Mr. Blanchard spent a long time bent over mine—so long I’d thought I’d combust from anxiety, the strangeness of having an adult so close I could feel the heat from his skin, the brush of his trouser leg, see the dark, wiry hairs on his hands. I had to sit on my own hands to keep stock-still and rigid like a good student, a good pastor’s daughter, a good girl. Luckily, I was well practiced in self-containment. Much better than the other students, who squirmed and yawned and whispered when they weren’t supposed to.
I could tell Mr. Blanchard appreciated my rigor. When he was finished reading my poem, he made a low hum of approval in the back of his throat. It was enough to get my hopes up. In regular school I was mostly ignored, quiet and well behaved enough to turn invisible.

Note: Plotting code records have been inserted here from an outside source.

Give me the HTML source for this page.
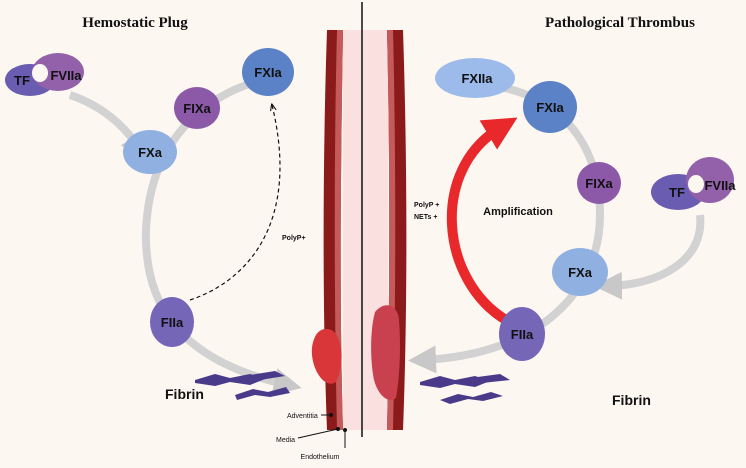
<!DOCTYPE html>
<html><head><meta charset="utf-8"><style>
html,body{margin:0;padding:0;background:#fdf7f1;}
svg{display:block;}
text{font-family:"Liberation Sans",sans-serif;font-weight:bold;fill:#111;}
text.n{font-weight:normal;}
.t{font-family:"Liberation Serif",serif;font-size:15px;}
.p{font-size:13px;text-anchor:middle;}
</style></head><body>
<svg width="746" height="468" viewBox="0 0 746 468" xmlns="http://www.w3.org/2000/svg">
<defs>
<marker id="ag" viewBox="0 0 10 10" refX="5" refY="5" markerWidth="3.5" markerHeight="3.5" orient="auto"><path d="M0,0L10,5L0,10z" fill="#c8c8c8"/></marker>
<marker id="ak" viewBox="0 0 10 10" refX="8" refY="5" markerWidth="6" markerHeight="6" orient="auto"><path d="M0,1L10,5L0,9" fill="none" stroke="#111" stroke-width="1.5"/></marker>
<marker id="ar" viewBox="0 0 10 10" refX="4" refY="5" markerWidth="3.4" markerHeight="3.4" orient="auto"><path d="M0,0L10,5L0,10z" fill="#e8282b"/></marker>
</defs>
<rect width="746" height="468" fill="#fdf7f1"/>
<text x="135" y="27" class="t" text-anchor="middle">Hemostatic Plug</text>
<text x="620" y="27" class="t" text-anchor="middle">Pathological Thrombus</text>

<!-- vessels -->
<rect x="343" y="30" width="19" height="400" fill="#fbe0e0"/>
<rect x="362" y="30" width="26" height="400" fill="#fbe0e0"/>
<path d="M327,30 L343,30 C341,150 339,300 343,430 L327,430 C322,300 323,150 327,30z" fill="#8b1a1a"/>
<path d="M337,30 L343,30 C341,150 339,300 343,430 L337,430 C334,300 334,150 337,30z" fill="#c45a5a"/>
<path d="M387,30 L403,30 C407,150 408,300 403,430 L387,430 C390,300 390,150 387,30z" fill="#8b1a1a"/>
<path d="M387,30 L393,30 C396,150 396,300 393,430 L387,430 C390,300 390,150 387,30z" fill="#c45a5a"/>
<line x1="362" y1="2" x2="362" y2="437" stroke="#111" stroke-width="1.5"/>
<!-- clots -->
<path d="M316,335 C322,325 335,328 338,338 C344,350 342,370 336,382 C328,388 318,378 314,365 C310,352 312,342 316,335z" fill="#d9363a"/>
<path d="M375,312 C385,300 398,305 399,320 C401,345 400,375 396,398 C388,404 378,395 374,380 C370,360 370,330 375,312z" fill="#c9414f"/>

<!-- left arcs -->
<path d="M262,80 C205,95 150,140 146,230 C144,300 175,360 288,385" fill="none" stroke="#d2d2d2" stroke-width="8" marker-end="url(#ag)"/>
<path d="M70,95 C100,105 125,125 140,150" fill="none" stroke="#d2d2d2" stroke-width="8" marker-end="url(#ag)"/>
<path d="M190,300 C250,280 300,220 272,105" fill="none" stroke="#111" stroke-width="1.2" stroke-dasharray="4,3" marker-end="url(#ak)"/>
<text x="282" y="240" font-size="7">PolyP+</text>

<!-- right arcs -->
<path d="M485,85 C545,90 600,130 600,215 C600,290 540,355 422,360" fill="none" stroke="#d2d2d2" stroke-width="8" marker-end="url(#ag)"/>
<path d="M700,215 C705,260 660,285 608,286" fill="none" stroke="#d2d2d2" stroke-width="8" marker-end="url(#ag)"/>
<path d="M506,320 C440,280 430,170 500,128" fill="none" stroke="#e8282b" stroke-width="10" marker-end="url(#ar)"/>
<text x="518" y="215" font-size="11" text-anchor="middle">Amplification</text>
<text x="414" y="207" font-size="7">PolyP +</text>
<text x="414" y="219" font-size="7">NETs +</text>

<!-- proteins -->
<g>
<ellipse cx="30" cy="80" rx="25" ry="16" fill="#6a5cb0"/>
<ellipse cx="58" cy="72" rx="26" ry="19" fill="#9361aa"/>
<ellipse cx="40" cy="73" rx="8" ry="9" fill="#fdf7f1"/>
<text x="22" y="85" class="p">TF</text>
<text x="66" y="80" class="p">FVIIa</text>
</g>
<ellipse cx="150" cy="152" rx="27" ry="22" fill="#91b0e2"/><text x="150" y="157" class="p">FXa</text>
<ellipse cx="197" cy="108" rx="23" ry="21" fill="#8c58a8"/><text x="197" y="113" class="p">FIXa</text>
<ellipse cx="268" cy="72" rx="26" ry="24" fill="#5b82c6"/><text x="268" y="77" class="p">FXIa</text>
<ellipse cx="172" cy="322" rx="22" ry="25" fill="#7566b8"/><text x="172" y="327" class="p">FIIa</text>

<ellipse cx="475" cy="78" rx="40" ry="20" fill="#9cbbea"/><text x="477" y="83" class="p">FXIIa</text>
<ellipse cx="550" cy="107" rx="27" ry="26" fill="#5b82c6"/><text x="550" y="112" class="p">FXIa</text>
<ellipse cx="599" cy="183" rx="22" ry="21" fill="#8c58a8"/><text x="599" y="188" class="p">FIXa</text>
<g>
<ellipse cx="678" cy="192" rx="27" ry="18" fill="#6a5cb0"/>
<ellipse cx="710" cy="180" rx="24" ry="23" fill="#9361aa"/>
<ellipse cx="696" cy="184" rx="8" ry="9" fill="#fdf7f1"/>
<text x="677" y="197" class="p">TF</text>
<text x="720" y="190" class="p">FVIIa</text>
</g>
<ellipse cx="580" cy="272" rx="28" ry="24" fill="#91b0e2"/><text x="580" y="277" class="p">FXa</text>
<ellipse cx="522" cy="334" rx="23" ry="27" fill="#7566b8"/><text x="522" y="339" class="p">FIIa</text>

<!-- fibrin -->
<g fill="#4a3a8a">
<path d="M195,380 l20,-6 l15,4 l20,-4 l15,5 l-15,6 l-20,-3 l-15,4 l-20,-3z"/>
<path d="M235,395 l18,-6 l15,3 l18,-5 l4,6 l-20,4 l-15,-2 l-18,5z"/>
<path d="M250,375 l25,-4 l10,5 l-25,4z"/>
<path d="M420,382 l20,-6 l15,4 l20,-4 l15,5 l-15,6 l-20,-3 l-15,4 l-20,-3z"/>
<path d="M440,400 l18,-6 l15,3 l18,-5 l12,4 l-20,5 l-15,-2 l-18,5z"/>
<path d="M470,378 l30,-4 l10,6 l-28,3z"/>
</g>
<text x="165" y="399" font-size="14">Fibrin</text>
<text x="612" y="405" font-size="14">Fibrin</text>

<!-- layer labels -->
<text x="287" y="418" font-size="7" class="n">Adventitia</text>
<line x1="321" y1="415" x2="331" y2="415" stroke="#111"/><circle cx="331" cy="415" r="2" fill="#111"/>
<text x="276" y="442" font-size="7" class="n">Media</text>
<line x1="298" y1="438" x2="338" y2="429" stroke="#111"/><circle cx="338" cy="429" r="2" fill="#111"/>
<line x1="345" y1="430" x2="345" y2="448" stroke="#111"/><circle cx="345" cy="430" r="2" fill="#111"/>
<text x="320" y="459" font-size="7" class="n" text-anchor="middle">Endothelium</text>
</svg>
</body></html>
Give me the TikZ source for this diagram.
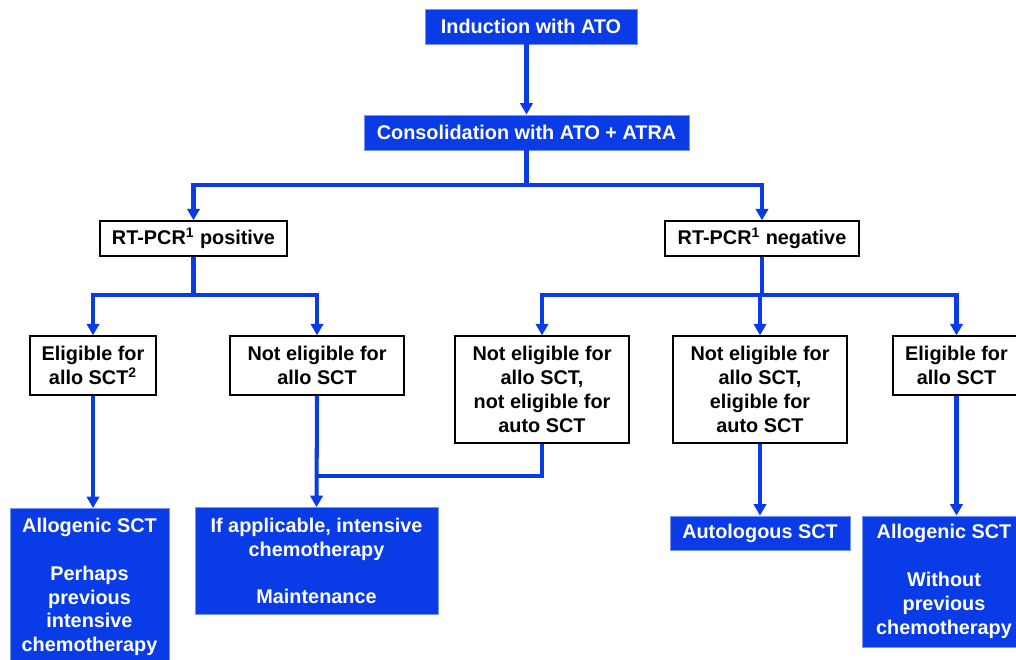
\documentclass[tikz,border=0pt]{standalone}
\usepackage{fontspec}
\setmainfont{Liberation Sans}
\usetikzlibrary{arrows.meta}
\definecolor{apblue}{RGB}{9,59,230}
\tikzset{every node/.style={font=\fontsize{11.3}{13.6}\selectfont\bfseries,align=center,inner sep=0pt},
  wbox/.style={draw=black,line width=0.8pt,fill=white},
  bbox/.style={draw=apblue!55,fill=apblue,text=white,line width=0.5pt},
  link/.style={apblue,line width=2.3pt},
  arr/.style={link,-{Triangle[width=7pt,length=6.5pt]}}}

\begin{document}
\begin{tikzpicture}[x=0.02cm,y=-0.02cm]
      \useasboundingbox (0,0) rectangle (1016,659);
      \node[bbox,minimum width=4.24cm,minimum height=0.7cm] (ind) at (531,26.5) {Induction with ATO};
      \node[bbox,minimum width=6.5cm,minimum height=0.7cm] (cons) at (526.5,132.5) {Consolidation with ATO + ATRA};
      \node[wbox,minimum width=3.74cm,minimum height=0.7cm] (pos) at (193.5,238.5) {RT-PCR\textsuperscript{1} positive};
      \node[wbox,minimum width=3.88cm,minimum height=0.7cm] (neg) at (762,238.5) {RT-PCR\textsuperscript{1} negative};
      \node[wbox,minimum width=2.52cm,minimum height=1.18cm] (eligL) at (93,365.5) {Eligible for\\allo SCT\textsuperscript{2}};
      \node[wbox,minimum width=3.48cm,minimum height=1.18cm] (notL) at (317,365.5) {Not eligible for\\allo SCT};
      \node[wbox,minimum width=3.48cm,minimum height=2.14cm] (nn) at (542,389.5) {Not eligible for\\allo SCT,\\not eligible for\\auto SCT};
      \node[wbox,minimum width=3.48cm,minimum height=2.14cm] (ne) at (760,389.5) {Not eligible for\\allo SCT,\\eligible for\\auto SCT};
      \node[wbox,minimum width=2.54cm,minimum height=1.18cm] (eligR) at (956.5,365.5) {Eligible for\\allo SCT};
      \node[bbox,minimum width=3.18cm,minimum height=3.14cm] (alloL) at (89.5,587) {Allogenic SCT\\[13.6pt]Perhaps\\previous\\intensive\\chemotherapy};
      \node[bbox,minimum width=4.86cm,minimum height=2.14cm] (chemo) at (316.5,561) {If applicable, intensive\\chemotherapy\\[13.6pt]Maintenance};
      \node[bbox,minimum width=3.6cm,minimum height=0.68cm] (auto) at (760,533) {Autologous SCT};
      \node[bbox,minimum width=3.28cm,minimum height=2.62cm] (alloR) at (944,581.5) {Allogenic SCT\\[13.6pt]Without\\previous\\chemotherapy};

      \coordinate (c1) at (526.5,185);
      \coordinate (c2) at (193.5,295);
      \coordinate (c3) at (762,295);
      \coordinate (c4) at (317,476);

      \draw[arr] (ind.south -| cons.north) -- (cons.north);
      \draw[link] (cons.south) -- (c1);
      \draw[arr] (c1) -| (pos.north);
      \draw[arr] (c1) -| (neg.north);
      \draw[link] (pos.south) -- (c2);
      \draw[arr] (c2) -| (eligL.north);
      \draw[arr] (c2) -| (notL.north);
      \draw[link] (neg.south) -- (c3);
      \draw[arr] (c3) -| (nn.north);
      \draw[arr] (c3) -| (ne.north);
      \draw[arr] (c3) -| (eligR.north);
      \draw[arr] (eligL.south) -- (eligL.south |- alloL.north);
      \draw[arr] (notL.south) -- (chemo.north);
      \draw[link] (nn.south) |- (c4);
      \draw[arr] (ne.south) -- (auto.north);
      \draw[arr] (eligR.south) -- (eligR.south |- alloR.north);
\end{tikzpicture}
\end{document}
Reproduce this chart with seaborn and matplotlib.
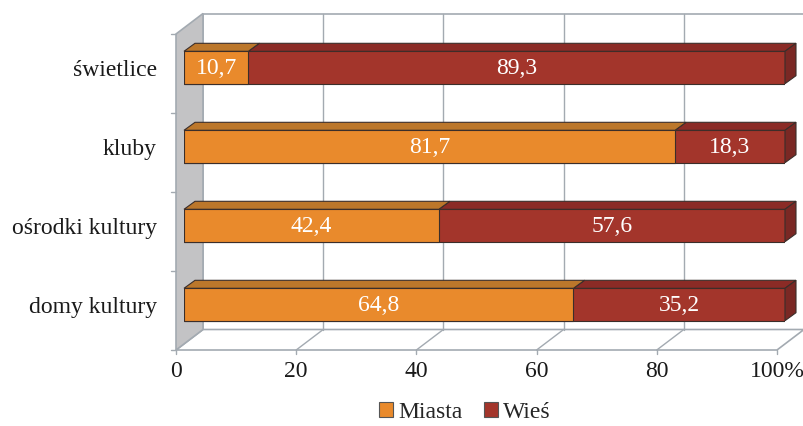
import matplotlib
matplotlib.use("Agg")
import matplotlib.pyplot as plt
import numpy as np
import pandas as pd
import seaborn as sns
from matplotlib.patches import Patch, Polygon


OUTPUT_PATH = "out.png"

CATEGORIES = ["świetlice", "kluby", "ośrodki kultury", "domy kultury"]
MIASTA = [10.7, 81.7, 42.4, 64.8]
WIES = [89.3, 18.3, 57.6, 35.2]
X_TICKS = [0, 20, 40, 60, 80, 100]
X_TICK_LABELS = ["0", "20", "40", "60", "80", "100%"]
SERIES = ["Miasta", "Wieś"]

ORANGE = "#E98A2C"
ORANGE_TOP = "#BC772B"
RED = "#A3352B"
RED_TOP = "#8B2B26"
RED_SIDE = "#7A2824"
EDGE = "#3B2E2A"
GRID = "#A3AAB1"
WALL = "#C3C3C5"
TEXT = "#1a1a1a"
FS = 17

# depth offsets in pixels (right, up), relative to the bar front plane
FRONT = (-8, -6)
BACK = (19, 14.5)
BAR_DEPTH = (11, 8)


def main() -> None:
    df = pd.DataFrame({"cat": CATEGORIES, "miasta": MIASTA, "wies": WIES})
    df["total"] = df["miasta"] + df["wies"]

    sns.set_theme(style="white")
    plt.rcParams["font.family"] = ["Liberation Serif", "DejaVu Serif"]

    fig = plt.figure(figsize=(8.04, 4.27), dpi=100)
    ax = fig.add_axes([184 / 804, (427 - 345) / 427, 601 / 804, 316 / 427])
    ax.patch.set_alpha(0)

    sns.barplot(data=df, x="total", y="cat", color=RED, width=0.41,
                edgecolor=EDGE, linewidth=0.8, saturation=1, ax=ax, zorder=3)
    sns.barplot(data=df, x="miasta", y="cat", color=ORANGE, width=0.41,
                edgecolor=EDGE, linewidth=0.8, saturation=1, ax=ax, zorder=4)
    ax.set_xlim(0, 100)
    ax.set_ylim(3.5, -0.5)
    ax.set_axis_off()

    # pixel -> data scale
    o = ax.transData.transform((0, 0))
    sx = ax.transData.transform((1, 0))[0] - o[0]
    sy = ax.transData.transform((0, 1))[1] - o[1]

    def shift(pt, off):
        return (pt[0] + off[0] / sx, pt[1] + off[1] / sy)

    def poly(pts, **kw):
        ax.add_patch(Polygon(pts, closed=True, clip_on=False, **kw))

    y0, y1 = -0.5, 3.5
    # back wall
    poly([shift((0, y0), BACK), shift((100, y0), BACK),
          shift((100, y1), BACK), shift((0, y1), BACK)],
         facecolor="white", edgecolor=GRID, lw=1.2, zorder=0)
    # floor
    poly([shift((0, y1), FRONT), shift((100, y1), FRONT),
          shift((100, y1), BACK), shift((0, y1), BACK)],
         facecolor="white", edgecolor=GRID, lw=1.2, zorder=0.5)
    # left wall
    poly([shift((0, y0), FRONT), shift((0, y1), FRONT),
          shift((0, y1), BACK), shift((0, y0), BACK)],
         facecolor=WALL, edgecolor=GRID, lw=1.2, zorder=1)

    for v in X_TICKS[1:-1]:
        a, b = shift((v, y0), BACK), shift((v, y1), BACK)
        ax.plot([a[0], b[0]], [a[1], b[1]], color=GRID, lw=1, zorder=0.6, clip_on=False)
        a, b = shift((v, y1), FRONT), shift((v, y1), BACK)
        ax.plot([a[0], b[0]], [a[1], b[1]], color=GRID, lw=1, zorder=0.6, clip_on=False)

    for v, lab in zip(X_TICKS, X_TICK_LABELS):
        a, b = shift((v, y1), FRONT), shift((v, y1), (FRONT[0], FRONT[1] - 4))
        ax.plot([a[0], b[0]], [a[1], b[1]], color=GRID, lw=1, zorder=1, clip_on=False)
        ax.annotate(lab, (v, y1), xycoords="data", textcoords="offset pixels",
                    xytext=(FRONT[0], FRONT[1] - 21), ha="center", va="center",
                    fontsize=FS, color=TEXT, annotation_clip=False)

    for b in np.arange(len(CATEGORIES) + 1) - 0.5:
        p, q = shift((0, b), FRONT), shift((0, b), (FRONT[0] - 5, FRONT[1]))
        ax.plot([p[0], q[0]], [p[1], q[1]], color=GRID, lw=1, zorder=1, clip_on=False)

    # 3D faces of the bars
    red_bars = ax.containers[0]
    orange_bars = ax.containers[1]
    for rb, ob in zip(red_bars, orange_bars):
        top = ob.get_y()
        bot = top + ob.get_height()
        xm = ob.get_width()
        xe = rb.get_width()
        poly([(xm, top), (xe, top), shift((xe, top), BAR_DEPTH), shift((xm, top), BAR_DEPTH)],
             facecolor=RED_TOP, edgecolor=EDGE, lw=0.8, zorder=3)
        poly([(0, top), (xm, top), shift((xm, top), BAR_DEPTH), shift((0, top), BAR_DEPTH)],
             facecolor=ORANGE_TOP, edgecolor=EDGE, lw=0.8, zorder=3)
        poly([(xe, top), (xe, bot), shift((xe, bot), BAR_DEPTH), shift((xe, top), BAR_DEPTH)],
             facecolor=RED_SIDE, edgecolor=EDGE, lw=0.8, zorder=3)

    # value labels
    for i, row in df.iterrows():
        ax.text(row["miasta"] / 2, i, f"{row['miasta']:.1f}".replace(".", ","),
                ha="center", va="center", color="white", fontsize=FS, zorder=6)
        ax.text(row["miasta"] + row["wies"] / 2, i, f"{row['wies']:.1f}".replace(".", ","),
                ha="center", va="center", color="white", fontsize=FS, zorder=6)

    # category labels
    for i, cat in enumerate(CATEGORIES):
        ax.annotate(cat, (0, i), xycoords="data", textcoords="offset pixels",
                    xytext=(-27, -2), ha="right", va="center",
                    fontsize=FS, color=TEXT, annotation_clip=False)

    handles = [Patch(facecolor=ORANGE, edgecolor="#555555", lw=0.8),
               Patch(facecolor=RED, edgecolor="#555555", lw=0.8)]
    fig.legend(handles, SERIES, loc="center", bbox_to_anchor=(0.578, 0.033),
               ncol=2, frameon=False, fontsize=FS, handlelength=0.6,
               handleheight=0.6, handletextpad=0.2, columnspacing=0.9)

    fig.savefig(OUTPUT_PATH, dpi=100)


if __name__ == "__main__":
    main()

But here at Vacation Bible School, where the Godly children of Bottom Springs spent their summers, I had a leg up from a lifetime of studying the Bible under my father’s watchful eye.
“I’ve come to a decision,” announced Mr. Blanchard, moving to the head of the class. He folded his hands over his stomach, eyes gleaming as he waited for the whispers to cease.
Mr. Herman Blanchard was young as far as teachers went—only twenty-seven—and a study in contradictions. He was short and wore his hair combed over like an old man, despite the fact that he had no bald spots to hide. He dressed in the same outfit every day—ill-fitting khaki trousers and a white short-sleeved button-down—and wore thick glasses that magnified his eyes, making him look perpetually startled. As for his mannerisms, he leaned toward a kind of carefree impishness that estranged him from other adults—I once heard my father say Herman had the demeanor of a man who’d never faced the word no—but endeared him to children.
Herman was the only child of Augustus Blanchard, the rich man on the mountain, or so we called him, since he lived in the biggest house in Bottom Springs at the top of what passed for a hill around here. Augustus was considered a Godly man despite the fact that people rarely saw him. He came down from the mountain once every few months to attend church, where he walked around with a stiff back and refused to speak to anyone but my father. But the fact that Herman was his son, and that he would one day inherit the entirety of the Blanchard Hospital fortune, made him someone other adults were forced to treat with respect.